Task to complete - Exclude images, then output the remaining data verbatim.
┄┄┄┄┄┄
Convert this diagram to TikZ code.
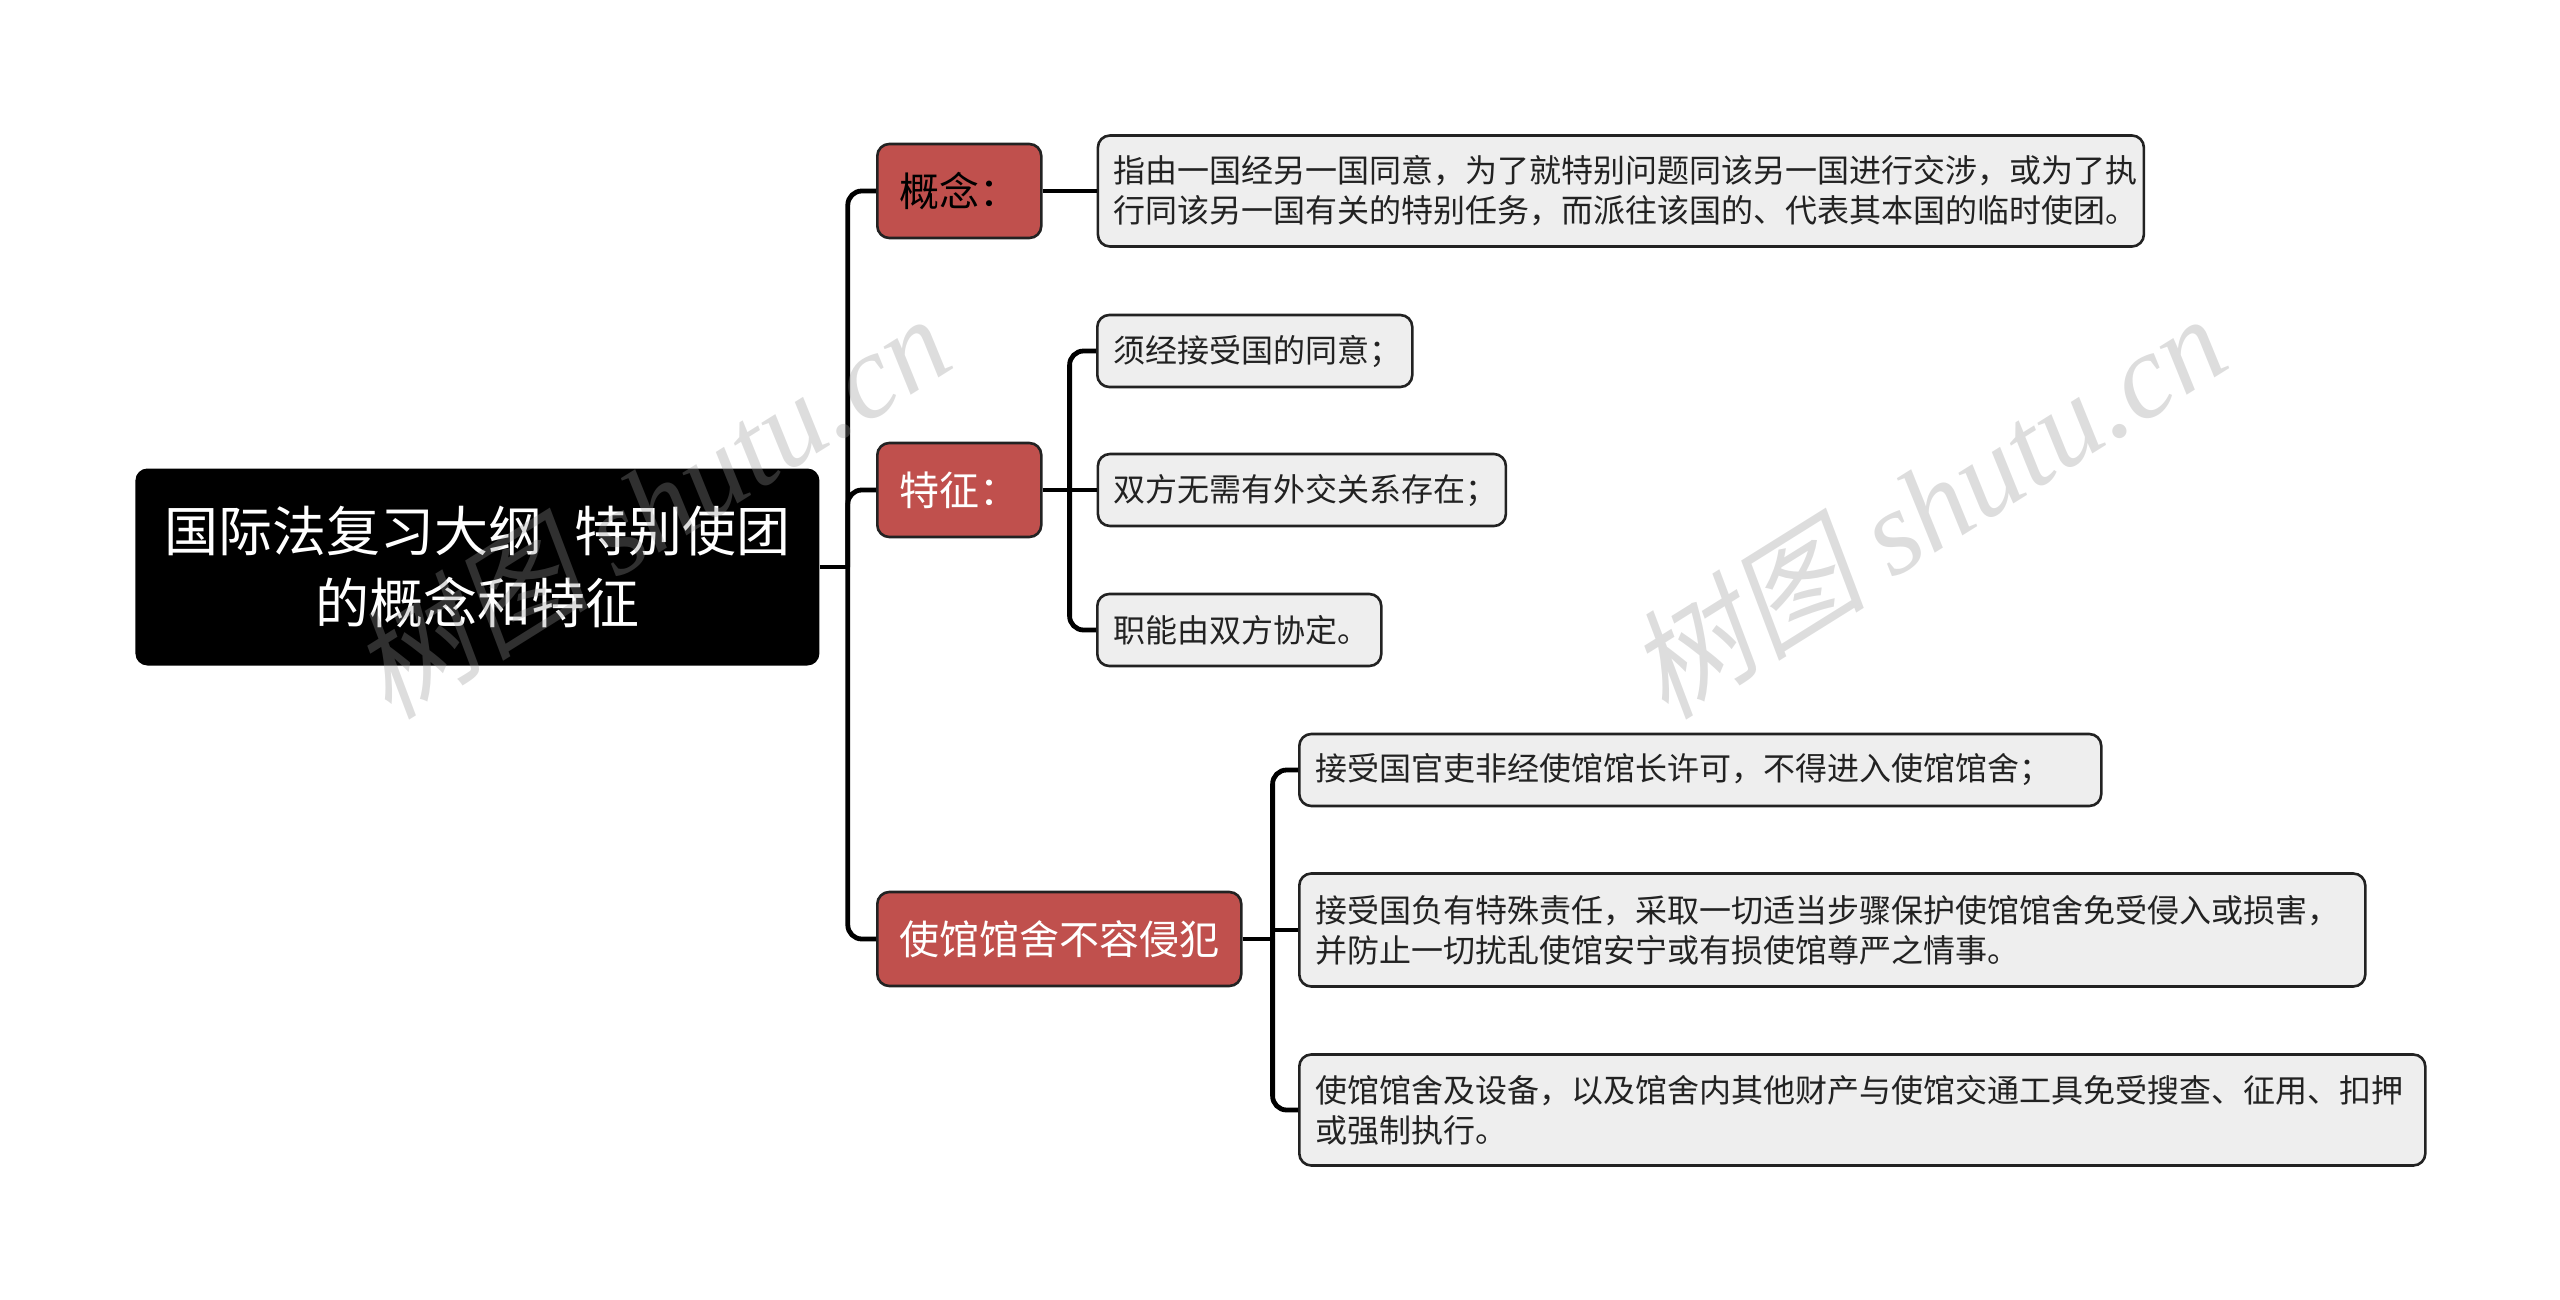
\documentclass[tikz,border=0pt]{standalone}
\usepackage{fontspec}
\setmainfont{Noto Sans CJK SC}
\newfontfamily\wmlatin{Liberation Serif}
\newfontfamily\wmcjk[FakeSlant=0.2]{Noto Sans CJK SC}
\usetikzlibrary{positioning}
\definecolor{zweigrot}{RGB}{192,80,77}
\definecolor{blattgrau}{RGB}{238,238,238}
\definecolor{randgrau}{RGB}{34,34,34}
\definecolor{marke}{RGB}{150,150,150}
\tikzset{
	wurzel/.style={
		rectangle,
		rounded corners=6pt,
		fill=black,
		text=white,
		minimum width=342pt,
		minimum height=98.5pt,
		align=center,
		font=\fontsize{27pt}{36pt}\selectfont},
	zweig/.style={
		rectangle,
		rounded corners=6pt,
		fill=zweigrot,
		draw=randgrau, line width=1.3pt,
		text=white,
		minimum height=47pt,
		inner xsep=11pt,
		font=\fontsize{20pt}{24pt}\selectfont},
	blatt/.style={
		rectangle,
		rounded corners=6pt,
		fill=blattgrau,
		draw=randgrau, line width=1.3pt,
		text=randgrau,
		minimum height=36pt,
		inner xsep=8pt,
		align=left,
		font=\fontsize{16pt}{20pt}\selectfont},
	linie/.style={draw=black, line width=2.4pt, rounded corners=7pt},
	stempel/.style={text=marke, text opacity=0.32, rotate=32, font=\fontsize{60pt}{60pt}\selectfont},
}
\begin{document}
\begin{tikzpicture}[x=0.5pt, y=-0.5pt]
	\useasboundingbox (0,0) rectangle (2560,1300);
	\node[wurzel, anchor=west] (thema) at (135,567) {国际法复习大纲\hspace{0.6em}特别使团\\的概念和特征};
	\node[zweig, text=black, anchor=west] (gainian) at (876,191) {概念：};
	\node[zweig, anchor=west] (tezheng) at (876,490) {特征：};
	\node[zweig, anchor=west] (shiguan) at (876,939) {使馆馆舍不容侵犯};
	
	\node[blatt, right=27pt of gainian, text width=507pt, minimum height=55.5pt] (dingyi) {指由一国经另一国同意，为了就特别问题同该另一国进行交涉，或为了执\\行同该另一国有关的特别任务，而派往该国的、代表其本国的临时使团。};
	
	\node[blatt, anchor=west, text width=141.5pt] (tongyi) at (1096,351) {须经接受国的同意；};
	\node[blatt, right=27pt of tezheng, text width=188pt] (guanxi) {双方无需有外交关系存在；};
	\node[blatt, anchor=west, text width=126pt] (xieding) at (1096,630) {职能由双方协定。};
	
	\node[blatt, anchor=west, text width=385pt] (guanyuan) at (1298,770) {接受国官吏非经使馆馆长许可，不得进入使馆馆舍；};
	\node[blatt, anchor=west, text width=517pt, minimum height=56.5pt] (zeren) at (1298,930) {接受国负有特殊责任，采取一切适当步骤保护使馆馆舍免受侵入或损害，\\并防止一切扰乱使馆安宁或有损使馆尊严之情事。};
	\node[blatt, anchor=west, text width=547pt, minimum height=55.5pt] (shebei) at (1298,1110) {使馆馆舍及设备，以及馆舍内其他财产与使馆交通工具免受搜查、征用、扣押\\或强制执行。};
	
	\coordinate (gabel) at ([xshift=14pt]thema.east);
	\draw[linie] (thema.east) -- (gabel);
	\foreach \z in {gainian,tezheng,shiguan}
		\draw[linie] (gabel) |- (\z.west);
	\draw[linie] (gainian.east) -- (dingyi.west);
	
	\coordinate (gabelb) at ([xshift=13.5pt]tezheng.east);
	\draw[linie] (tezheng.east) -- (guanxi.west);
	\foreach \b in {tongyi,xieding}
		\draw[linie] (gabelb) |- (\b.west);
	
	\coordinate (gabelc) at ([xshift=15pt]shiguan.east);
	\draw[linie] (shiguan.east) -- (gabelc);
	\foreach \b in {guanyuan,shebei}
		\draw[linie] (gabelc) |- (\b.west);
	\draw[linie, sharp corners] (gabelc |- zeren.west) -- (zeren.west);
	
	\node[stempel] (markeeins) at (650,505) {{\wmcjk 树图} {\wmlatin\itshape shutu.cn}};
	\node[stempel] (markezwei) at (1926,505) {{\wmcjk 树图} {\wmlatin\itshape shutu.cn}};
\end{tikzpicture}
\end{document}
┄┄┄┄┄┄
Solution -
Convert this diagram to TikZ code.
\documentclass[tikz,border=0pt]{standalone}
\usepackage{fontspec}
\setmainfont{Noto Sans CJK SC}
\newfontfamily\wmlatin{Liberation Serif}
\newfontfamily\wmcjk[FakeSlant=0.2]{Noto Sans CJK SC}
\usetikzlibrary{positioning}
\definecolor{zweigrot}{RGB}{192,80,77}
\definecolor{blattgrau}{RGB}{238,238,238}
\definecolor{randgrau}{RGB}{34,34,34}
\definecolor{marke}{RGB}{150,150,150}
\tikzset{
	wurzel/.style={
		rectangle,
		rounded corners=6pt,
		fill=black,
		text=white,
		minimum width=342pt,
		minimum height=98.5pt,
		align=center,
		font=\fontsize{27pt}{36pt}\selectfont},
	zweig/.style={
		rectangle,
		rounded corners=6pt,
		fill=zweigrot,
		draw=randgrau, line width=1.3pt,
		text=white,
		minimum height=47pt,
		inner xsep=11pt,
		font=\fontsize{20pt}{24pt}\selectfont},
	blatt/.style={
		rectangle,
		rounded corners=6pt,
		fill=blattgrau,
		draw=randgrau, line width=1.3pt,
		text=randgrau,
		minimum height=36pt,
		inner xsep=8pt,
		align=left,
		font=\fontsize{16pt}{20pt}\selectfont},
	linie/.style={draw=black, line width=2.4pt, rounded corners=7pt},
	stempel/.style={text=marke, text opacity=0.32, rotate=32, font=\fontsize{60pt}{60pt}\selectfont},
}
\begin{document}
\begin{tikzpicture}[x=0.5pt, y=-0.5pt]
	\useasboundingbox (0,0) rectangle (2560,1300);
	\node[wurzel, anchor=west] (thema) at (135,567) {国际法复习大纲\hspace{0.6em}特别使团\\的概念和特征};
	\node[zweig, text=black, anchor=west] (gainian) at (876,191) {概念：};
	\node[zweig, anchor=west] (tezheng) at (876,490) {特征：};
	\node[zweig, anchor=west] (shiguan) at (876,939) {使馆馆舍不容侵犯};
	
	\node[blatt, right=27pt of gainian, text width=507pt, minimum height=55.5pt] (dingyi) {指由一国经另一国同意，为了就特别问题同该另一国进行交涉，或为了执\\行同该另一国有关的特别任务，而派往该国的、代表其本国的临时使团。};
	
	\node[blatt, anchor=west, text width=141.5pt] (tongyi) at (1096,351) {须经接受国的同意；};
	\node[blatt, right=27pt of tezheng, text width=188pt] (guanxi) {双方无需有外交关系存在；};
	\node[blatt, anchor=west, text width=126pt] (xieding) at (1096,630) {职能由双方协定。};
	
	\node[blatt, anchor=west, text width=385pt] (guanyuan) at (1298,770) {接受国官吏非经使馆馆长许可，不得进入使馆馆舍；};
	\node[blatt, anchor=west, text width=517pt, minimum height=56.5pt] (zeren) at (1298,930) {接受国负有特殊责任，采取一切适当步骤保护使馆馆舍免受侵入或损害，\\并防止一切扰乱使馆安宁或有损使馆尊严之情事。};
	\node[blatt, anchor=west, text width=547pt, minimum height=55.5pt] (shebei) at (1298,1110) {使馆馆舍及设备，以及馆舍内其他财产与使馆交通工具免受搜查、征用、扣押\\或强制执行。};
	
	\coordinate (gabel) at ([xshift=14pt]thema.east);
	\draw[linie] (thema.east) -- (gabel);
	\foreach \z in {gainian,tezheng,shiguan}
		\draw[linie] (gabel) |- (\z.west);
	\draw[linie] (gainian.east) -- (dingyi.west);
	
	\coordinate (gabelb) at ([xshift=13.5pt]tezheng.east);
	\draw[linie] (tezheng.east) -- (guanxi.west);
	\foreach \b in {tongyi,xieding}
		\draw[linie] (gabelb) |- (\b.west);
	
	\coordinate (gabelc) at ([xshift=15pt]shiguan.east);
	\draw[linie] (shiguan.east) -- (gabelc);
	\foreach \b in {guanyuan,shebei}
		\draw[linie] (gabelc) |- (\b.west);
	\draw[linie, sharp corners] (gabelc |- zeren.west) -- (zeren.west);
	
	\node[stempel] (markeeins) at (650,505) {{\wmcjk 树图} {\wmlatin\itshape shutu.cn}};
	\node[stempel] (markezwei) at (1926,505) {{\wmcjk 树图} {\wmlatin\itshape shutu.cn}};
\end{tikzpicture}
\end{document}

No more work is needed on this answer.